For a magnetically levitated train, a superconducting electromagnetically propelled boat, a superconducting device for medical diagnosis such as magnetic resonance imaging (MRI) device, and a SMES device, a PCS is used in order to run the superconducting magnet in a persistent current mode. Stable conductivity of large amounts of currents, quick switching operation, and a small energy loss are required for a PCS.
2. Description of Related Art
As standard methods to realize a persistent current mode, three different switching methods have been proposed. Those are thermal, magnetic, and mechanical methods. Presently, the thermal method is mainly employed for a persistent current switch of a superconducting coil for a magnetically levitated train and a superconducting electromagnetic propelled boat or the like.
However, a thermal PCS has a problem in that the operating time for switching is long especially when a large amount of transport currents are passed. For example, the off-switching time for a thermal persistent current switch of 10 kA class using a superconducting coil was 180 seconds. The on-switching time of the same switch was even longer and reached 813 seconds. This is simply due to the fact that it takes a long time to drive a PCS in a large volume from the superconducting to the normal conducting state. It takes a longer time to cool the superconducting coil switch from the normal to the superconducting state.
In the case of a magnetically levitated train and a superconducting electromagnetically propelled boat in which the frequency of switching is extremely low, a slow switching time is not a serious problem. The same idea applies to the case of a superconducting device for medical diagnosis. For these applications, a slow switching time and a small energy loss is not a problem, and therefore, research and development of a thermal PCS are actively performed.
However, the number of switching times is large in a SMES device, and hence a thermal PCS is not suitable. A thermal PCS has another problem that a certain amount of currents are flowing through the switch even in a off state, because the switch is in a normal conducting state and the resistance is finite. Thus an energy loss is unavoidable. A magnetic PCS has the same problem.
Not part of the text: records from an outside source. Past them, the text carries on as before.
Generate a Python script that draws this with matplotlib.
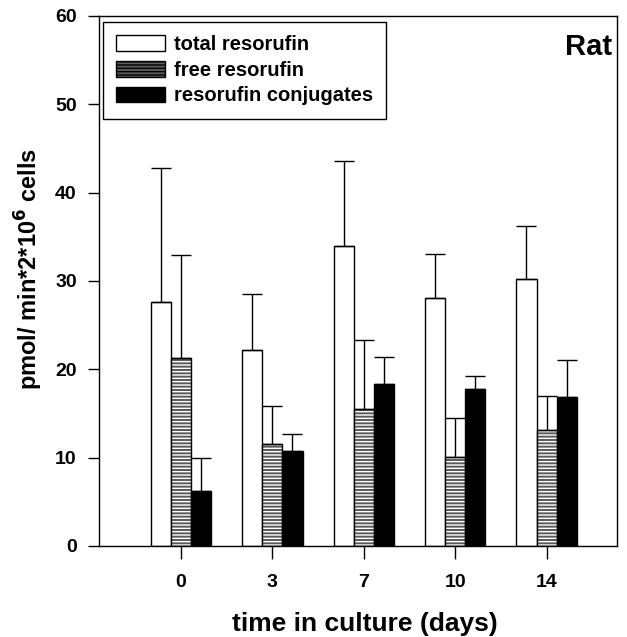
import matplotlib
matplotlib.use("Agg")
import matplotlib.pyplot as plt
from matplotlib.patches import Patch
import numpy as np

days = ["0", "3", "7", "10", "14"]
total = [27.6, 22.2, 34.0, 28.1, 30.2]
total_err = [15.2, 6.3, 9.6, 4.9, 6.0]
free = [21.3, 11.5, 15.5, 10.1, 13.1]
free_err = [11.6, 4.3, 7.8, 4.4, 3.9]
conj = [6.2, 10.7, 18.3, 17.8, 16.9]
conj_err = [3.8, 2.0, 3.1, 1.4, 4.1]

plt.rcParams["font.family"] = ["Liberation Sans", "DejaVu Sans"]
plt.rcParams["font.weight"] = "bold"
plt.rcParams["mathtext.default"] = "bf"

fig = plt.figure(figsize=(6.27, 6.37), dpi=100)
ax = fig.add_axes([0.158, 0.143, 0.826, 0.832])

x = np.arange(len(days))
w = 0.22
ekw = dict(ecolor="black", elinewidth=1.0, capsize=7.5, capthick=1.0)
zeros = np.zeros(len(days))

ax.bar(x - w, total, w, color="white", edgecolor="black", linewidth=1.0)
ax.errorbar(x - w, total, yerr=[zeros, total_err], fmt="none", **ekw)

# striped bars: grey fill with white horizontal hatch, black outline on top
ax.bar(x, free, w, color="#5a5a5a", edgecolor="white", hatch="-----", linewidth=0)
ax.bar(x, free, w, fill=False, edgecolor="black", linewidth=1.0)
ax.errorbar(x, free, yerr=[zeros, free_err], fmt="none", **ekw)

ax.bar(x + w, conj, w, color="black", edgecolor="black", linewidth=1.0)
ax.errorbar(x + w, conj, yerr=[zeros, conj_err], fmt="none", **ekw)

ax.set_xlim(-0.896, 4.77)
ax.set_ylim(0, 60)
ax.set_yticks(range(0, 61, 10))
ax.set_xticks(x)
ax.set_xticklabels(days)
ax.tick_params(axis="y", direction="out", length=8, width=1, labelsize=14, pad=8)
ax.tick_params(axis="x", direction="out", length=9, width=1, labelsize=14, pad=11)
for s in ax.spines.values():
    s.set_linewidth(1.0)

ax.set_xlabel("time in culture (days)", fontsize=19, fontweight="bold")
ax.xaxis.set_label_coords(0.513, -0.125)
ax.set_ylabel(r"pmol/ min*2*10$^{6}$ cells", fontsize=17, fontweight="bold")
ax.yaxis.set_label_coords(-0.104, 0.523)

handles = [
    Patch(facecolor="white", edgecolor="black", label="total resorufin"),
    Patch(facecolor="#5a5a5a", edgecolor="black", hatch="-----", label="free resorufin"),
    Patch(facecolor="black", edgecolor="black", label="resorufin conjugates"),
]
leg = ax.legend(handles=handles, loc="upper left", prop={"size": 14.5, "weight": "bold"},
                frameon=True, fancybox=False, edgecolor="black", framealpha=1,
                handlelength=2.4, handleheight=0.8, handletextpad=0.45,
                borderpad=0.65, labelspacing=0.33, borderaxespad=0.2,
                bbox_to_anchor=(0.0, 0.996))
leg.get_frame().set_linewidth(1.0)

ax.text(0.99, 0.967, "Rat", transform=ax.transAxes, ha="right", va="top",
        fontsize=21, fontweight="bold")

fig.savefig("out.png", dpi=100)
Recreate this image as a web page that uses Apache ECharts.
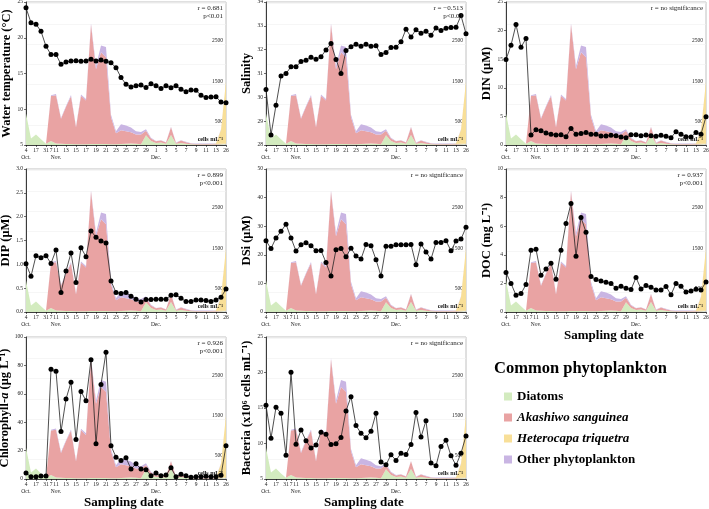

In contrast, the electric circuit can be completely shut in the off state of a mechanical persistent current switch (MPCS), since it mechanically opens connector terminals. The switching time is also very short for a MPCS, since a switching operation is simply controlled by closing and opening connector terminals. Thus the MPCS is considered to be more suitable for a superconducting magnet in which on/off switching is frequently repeated.
When superconducting materials were used for connecting terminals of a MPCS, it is possible to supply electric currents to a superconducting magnet from a power supply with no resistance. It is also possible to disconnect the electric current perfectly when the switch is off.
Superconducting materials used for a MPCS, however have been metal alloys such as NbTi and the like. The critical temperature Tc of such metal superconductors was so low that refrigeration by liquid helium (temperature: 4.2K) was indispensable, and hence the cost of facilities was a problem.
Because of such a background, the development of a MPCS, which functions sufficiently at high temperatures such as 77.3 K the boiling point of liquid nitrogen and reduces the facility cost to a great extent, has been desired.
In 1987 RE—Ba—Cu—O oxide superconductors (RE is a rare earth element) that showed higher critical temperature Tc than the boiling point of liquid helium were discovered. With this advent, a trial for producing a MPCS was conducted by using such high temperature superconductor (HTSC) as materials for connectors. At the early stage of research, HTSC materials were prepared by sintering methods. The contact resistance between sintered HTSC materials was high; thus a state of superconductivity was not realized. Therefore, the research was discontinued because the development of a MPCS of desired performance was not clearly foreseen.